On 17.04.2024 21:04, Bob Bridges wrote:
This whole post was fascinating me, partly because I'm still a novice at
ooRexx, still wrapping my head around certain concepts (messaging being one
example). I may as well say, though, that when I finally broke down and got
myself a copy, I then took not one hour but two or three days off to read the
documentation before I started writing the program I had in mind. There was so
much more to it than I expected, having believed that it would be simply
TSO-REXX with object support.
Messaging...As I said, I'm still wrapping my head around that. I'm used to creating
classes and then invoking their methods; to use the term "message" in this
connection causes my brain to pause temporarily. So far the only thing I've worked out
is that messaging ~is~ invoking a class' method, that is, it's just another way of saying
the same thing. But the way you describe it, I suspect I'm missing something.

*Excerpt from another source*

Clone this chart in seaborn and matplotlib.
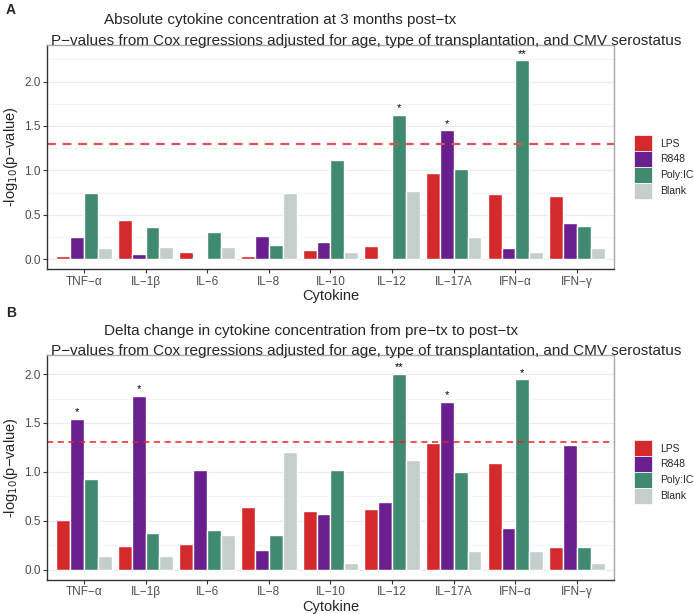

My take is that people tend to believe that there is more to the messaging
paradigm than there is. :)
Think of a message expression to be something comparable to a call instruction or a function
invocation, it will cause code to be executed like the others.
The nice thing about the message paradigm "receiver~message" is that the receiver is responsible to
find a method (a routine defined in its structure, class, type) and invoke it. The receiver will
take the name of the received message and starts to look for a method by the same name in its own
class (the structure used to create the receiver). If the method is not found by the receiver, the
receiver will look up the immediate superclass for the method and if not found, that superclass'
superclass up the class hierarchy to the root class. The first method found in this lookup process
will be the one the receiver will run, supplying any arguments the message carries and returning any
result to the caller. This effectively realizes inheritance.
The programmer only needs to know about the functionality (methods and attributes/fields) documented
for the class/structure/type that was used to create the receiver. Because of inheritance all
functionality (methods and attributes/fields) on the shortest path to the root of the class
hierarchy is available as well, the reuse of tested functionality is therefore huge in such OOP systems.
However, the programmer does not need to know any of the gory implementation details at times that
need to be tackled by the receiver, e.g. if communicating with Windows OLE objects or Java objects,
one merely sends normal ooRexx messages to receivers that represent these Windows OLE objects or
Java objects. Or with other words: the message paradigm makes it easy to treat Windows OLE objects
or Java objects as if they were normal ooRexx objects as they conceptually understand ooRexx messages.
But in the end: the only thing new here is that invoking desired functionality is possible using a
simple message paradigm with the simple pattern: receiver~message
Probably because of the simplicity of the messaga paradigm it got overlooked when others started to
create OO programming languages, e.g. C++, Java, C#, Python and the like.
---rony
P.S.: The message paradigm makes a lot of dynamics possible in a simple, i.e. conceptually easy
manner, including triggering multithreading or intercepting or rerouting messages.